[START]
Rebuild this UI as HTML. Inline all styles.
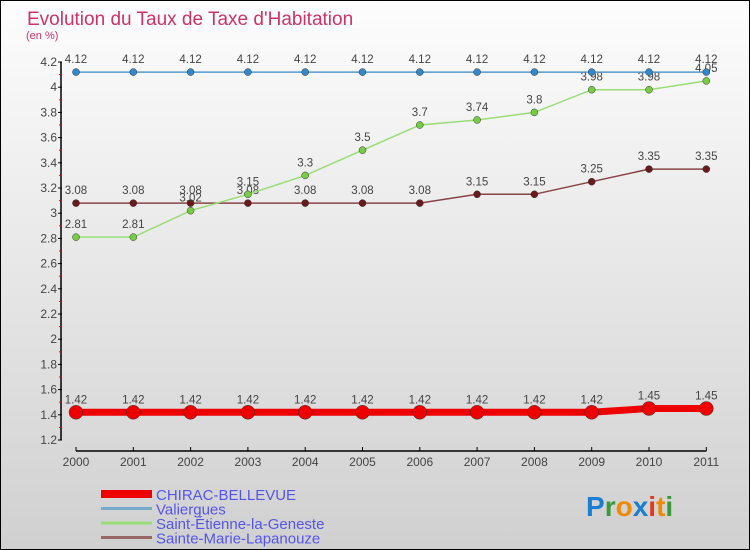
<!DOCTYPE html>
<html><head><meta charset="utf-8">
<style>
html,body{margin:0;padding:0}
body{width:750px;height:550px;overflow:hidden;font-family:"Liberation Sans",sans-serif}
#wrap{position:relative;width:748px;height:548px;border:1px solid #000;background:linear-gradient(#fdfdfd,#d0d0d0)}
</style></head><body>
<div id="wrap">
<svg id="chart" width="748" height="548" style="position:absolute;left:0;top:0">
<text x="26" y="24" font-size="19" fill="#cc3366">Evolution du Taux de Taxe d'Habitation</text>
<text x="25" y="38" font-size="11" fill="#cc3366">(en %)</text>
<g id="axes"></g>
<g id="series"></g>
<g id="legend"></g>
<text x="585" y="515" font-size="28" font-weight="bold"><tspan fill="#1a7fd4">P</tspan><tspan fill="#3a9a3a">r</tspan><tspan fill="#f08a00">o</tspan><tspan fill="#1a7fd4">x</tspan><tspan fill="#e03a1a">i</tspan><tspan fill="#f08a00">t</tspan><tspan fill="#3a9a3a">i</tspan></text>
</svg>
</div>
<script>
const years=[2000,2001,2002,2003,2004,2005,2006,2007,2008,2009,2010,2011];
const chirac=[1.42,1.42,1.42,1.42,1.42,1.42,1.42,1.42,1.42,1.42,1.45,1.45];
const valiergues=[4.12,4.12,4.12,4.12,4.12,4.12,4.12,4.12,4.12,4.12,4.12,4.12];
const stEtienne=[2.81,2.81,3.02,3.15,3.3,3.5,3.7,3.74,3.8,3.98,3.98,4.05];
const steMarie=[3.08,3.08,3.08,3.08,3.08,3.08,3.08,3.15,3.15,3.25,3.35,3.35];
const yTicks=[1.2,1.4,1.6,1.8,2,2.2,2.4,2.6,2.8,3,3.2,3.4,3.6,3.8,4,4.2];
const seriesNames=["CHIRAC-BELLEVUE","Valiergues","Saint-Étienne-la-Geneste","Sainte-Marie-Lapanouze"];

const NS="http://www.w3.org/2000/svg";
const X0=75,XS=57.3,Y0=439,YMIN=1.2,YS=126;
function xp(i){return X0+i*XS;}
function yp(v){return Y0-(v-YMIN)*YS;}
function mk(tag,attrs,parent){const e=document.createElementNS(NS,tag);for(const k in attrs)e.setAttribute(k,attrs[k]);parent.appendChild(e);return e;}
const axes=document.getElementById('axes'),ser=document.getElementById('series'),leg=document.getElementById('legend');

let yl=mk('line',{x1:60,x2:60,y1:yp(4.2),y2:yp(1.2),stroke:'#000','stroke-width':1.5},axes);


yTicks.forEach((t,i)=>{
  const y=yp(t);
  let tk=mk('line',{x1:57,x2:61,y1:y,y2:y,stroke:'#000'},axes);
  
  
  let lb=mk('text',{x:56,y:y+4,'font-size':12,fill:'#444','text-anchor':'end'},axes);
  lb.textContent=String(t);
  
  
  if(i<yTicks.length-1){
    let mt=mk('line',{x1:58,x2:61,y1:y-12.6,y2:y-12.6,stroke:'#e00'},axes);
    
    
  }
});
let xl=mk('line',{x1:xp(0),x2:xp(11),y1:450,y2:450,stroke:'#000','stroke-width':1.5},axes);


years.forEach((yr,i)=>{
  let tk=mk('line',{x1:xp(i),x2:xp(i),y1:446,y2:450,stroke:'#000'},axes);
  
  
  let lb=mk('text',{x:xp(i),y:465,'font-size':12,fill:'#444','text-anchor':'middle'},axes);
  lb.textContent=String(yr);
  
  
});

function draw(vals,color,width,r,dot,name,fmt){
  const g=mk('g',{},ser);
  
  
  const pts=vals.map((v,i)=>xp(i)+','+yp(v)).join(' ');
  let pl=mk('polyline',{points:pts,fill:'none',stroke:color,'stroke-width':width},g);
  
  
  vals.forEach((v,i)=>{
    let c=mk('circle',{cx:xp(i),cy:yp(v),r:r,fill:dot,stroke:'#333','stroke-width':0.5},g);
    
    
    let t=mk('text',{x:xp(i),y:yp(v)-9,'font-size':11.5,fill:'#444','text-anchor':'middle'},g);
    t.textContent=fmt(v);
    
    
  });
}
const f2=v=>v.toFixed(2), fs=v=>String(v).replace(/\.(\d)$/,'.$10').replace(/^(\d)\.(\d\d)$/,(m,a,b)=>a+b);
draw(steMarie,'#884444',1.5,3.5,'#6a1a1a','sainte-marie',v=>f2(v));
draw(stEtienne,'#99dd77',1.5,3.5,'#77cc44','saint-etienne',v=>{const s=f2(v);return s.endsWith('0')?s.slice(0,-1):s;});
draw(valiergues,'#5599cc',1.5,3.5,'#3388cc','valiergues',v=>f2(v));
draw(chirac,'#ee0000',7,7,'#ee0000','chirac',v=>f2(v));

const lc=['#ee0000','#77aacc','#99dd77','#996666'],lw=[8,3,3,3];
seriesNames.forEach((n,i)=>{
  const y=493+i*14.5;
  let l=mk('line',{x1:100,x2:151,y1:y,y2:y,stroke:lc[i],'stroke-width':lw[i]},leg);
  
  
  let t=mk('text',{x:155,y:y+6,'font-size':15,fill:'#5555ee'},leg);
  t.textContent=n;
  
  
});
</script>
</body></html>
[END]
Problem requirements: Copy the data word for word. Pictures do not go in the copy.

Finished task:
Rebuild this UI as HTML. Inline all styles.
<!DOCTYPE html>
<html><head><meta charset="utf-8">
<style>
html,body{margin:0;padding:0}
body{width:750px;height:550px;overflow:hidden;font-family:"Liberation Sans",sans-serif}
#wrap{position:relative;width:748px;height:548px;border:1px solid #000;background:linear-gradient(#fdfdfd,#d0d0d0)}
</style></head><body>
<div id="wrap">
<svg id="chart" width="748" height="548" style="position:absolute;left:0;top:0">
<text x="26" y="24" font-size="19" fill="#cc3366">Evolution du Taux de Taxe d'Habitation</text>
<text x="25" y="38" font-size="11" fill="#cc3366">(en %)</text>
<g id="axes"></g>
<g id="series"></g>
<g id="legend"></g>
<text x="585" y="515" font-size="28" font-weight="bold"><tspan fill="#1a7fd4">P</tspan><tspan fill="#3a9a3a">r</tspan><tspan fill="#f08a00">o</tspan><tspan fill="#1a7fd4">x</tspan><tspan fill="#e03a1a">i</tspan><tspan fill="#f08a00">t</tspan><tspan fill="#3a9a3a">i</tspan></text>
</svg>
</div>
<script>
const years=[2000,2001,2002,2003,2004,2005,2006,2007,2008,2009,2010,2011];
const chirac=[1.42,1.42,1.42,1.42,1.42,1.42,1.42,1.42,1.42,1.42,1.45,1.45];
const valiergues=[4.12,4.12,4.12,4.12,4.12,4.12,4.12,4.12,4.12,4.12,4.12,4.12];
const stEtienne=[2.81,2.81,3.02,3.15,3.3,3.5,3.7,3.74,3.8,3.98,3.98,4.05];
const steMarie=[3.08,3.08,3.08,3.08,3.08,3.08,3.08,3.15,3.15,3.25,3.35,3.35];
const yTicks=[1.2,1.4,1.6,1.8,2,2.2,2.4,2.6,2.8,3,3.2,3.4,3.6,3.8,4,4.2];
const seriesNames=["CHIRAC-BELLEVUE","Valiergues","Saint-Étienne-la-Geneste","Sainte-Marie-Lapanouze"];

const NS="http://www.w3.org/2000/svg";
const X0=75,XS=57.3,Y0=439,YMIN=1.2,YS=126;
function xp(i){return X0+i*XS;}
function yp(v){return Y0-(v-YMIN)*YS;}
function mk(tag,attrs,parent){const e=document.createElementNS(NS,tag);for(const k in attrs)e.setAttribute(k,attrs[k]);parent.appendChild(e);return e;}
const axes=document.getElementById('axes'),ser=document.getElementById('series'),leg=document.getElementById('legend');

let yl=mk('line',{x1:60,x2:60,y1:yp(4.2),y2:yp(1.2),stroke:'#000','stroke-width':1.5},axes);


yTicks.forEach((t,i)=>{
  const y=yp(t);
  let tk=mk('line',{x1:57,x2:61,y1:y,y2:y,stroke:'#000'},axes);
  
  
  let lb=mk('text',{x:56,y:y+4,'font-size':12,fill:'#444','text-anchor':'end'},axes);
  lb.textContent=String(t);
  
  
  if(i<yTicks.length-1){
    let mt=mk('line',{x1:58,x2:61,y1:y-12.6,y2:y-12.6,stroke:'#e00'},axes);
    
    
  }
});
let xl=mk('line',{x1:xp(0),x2:xp(11),y1:450,y2:450,stroke:'#000','stroke-width':1.5},axes);


years.forEach((yr,i)=>{
  let tk=mk('line',{x1:xp(i),x2:xp(i),y1:446,y2:450,stroke:'#000'},axes);
  
  
  let lb=mk('text',{x:xp(i),y:465,'font-size':12,fill:'#444','text-anchor':'middle'},axes);
  lb.textContent=String(yr);
  
  
});

function draw(vals,color,width,r,dot,name,fmt){
  const g=mk('g',{},ser);
  
  
  const pts=vals.map((v,i)=>xp(i)+','+yp(v)).join(' ');
  let pl=mk('polyline',{points:pts,fill:'none',stroke:color,'stroke-width':width},g);
  
  
  vals.forEach((v,i)=>{
    let c=mk('circle',{cx:xp(i),cy:yp(v),r:r,fill:dot,stroke:'#333','stroke-width':0.5},g);
    
    
    let t=mk('text',{x:xp(i),y:yp(v)-9,'font-size':11.5,fill:'#444','text-anchor':'middle'},g);
    t.textContent=fmt(v);
    
    
  });
}
const f2=v=>v.toFixed(2), fs=v=>String(v).replace(/\.(\d)$/,'.$10').replace(/^(\d)\.(\d\d)$/,(m,a,b)=>a+b);
draw(steMarie,'#884444',1.5,3.5,'#6a1a1a','sainte-marie',v=>f2(v));
draw(stEtienne,'#99dd77',1.5,3.5,'#77cc44','saint-etienne',v=>{const s=f2(v);return s.endsWith('0')?s.slice(0,-1):s;});
draw(valiergues,'#5599cc',1.5,3.5,'#3388cc','valiergues',v=>f2(v));
draw(chirac,'#ee0000',7,7,'#ee0000','chirac',v=>f2(v));

const lc=['#ee0000','#77aacc','#99dd77','#996666'],lw=[8,3,3,3];
seriesNames.forEach((n,i)=>{
  const y=493+i*14.5;
  let l=mk('line',{x1:100,x2:151,y1:y,y2:y,stroke:lc[i],'stroke-width':lw[i]},leg);
  
  
  let t=mk('text',{x:155,y:y+6,'font-size':15,fill:'#5555ee'},leg);
  t.textContent=n;
  
  
});
</script>
</body></html>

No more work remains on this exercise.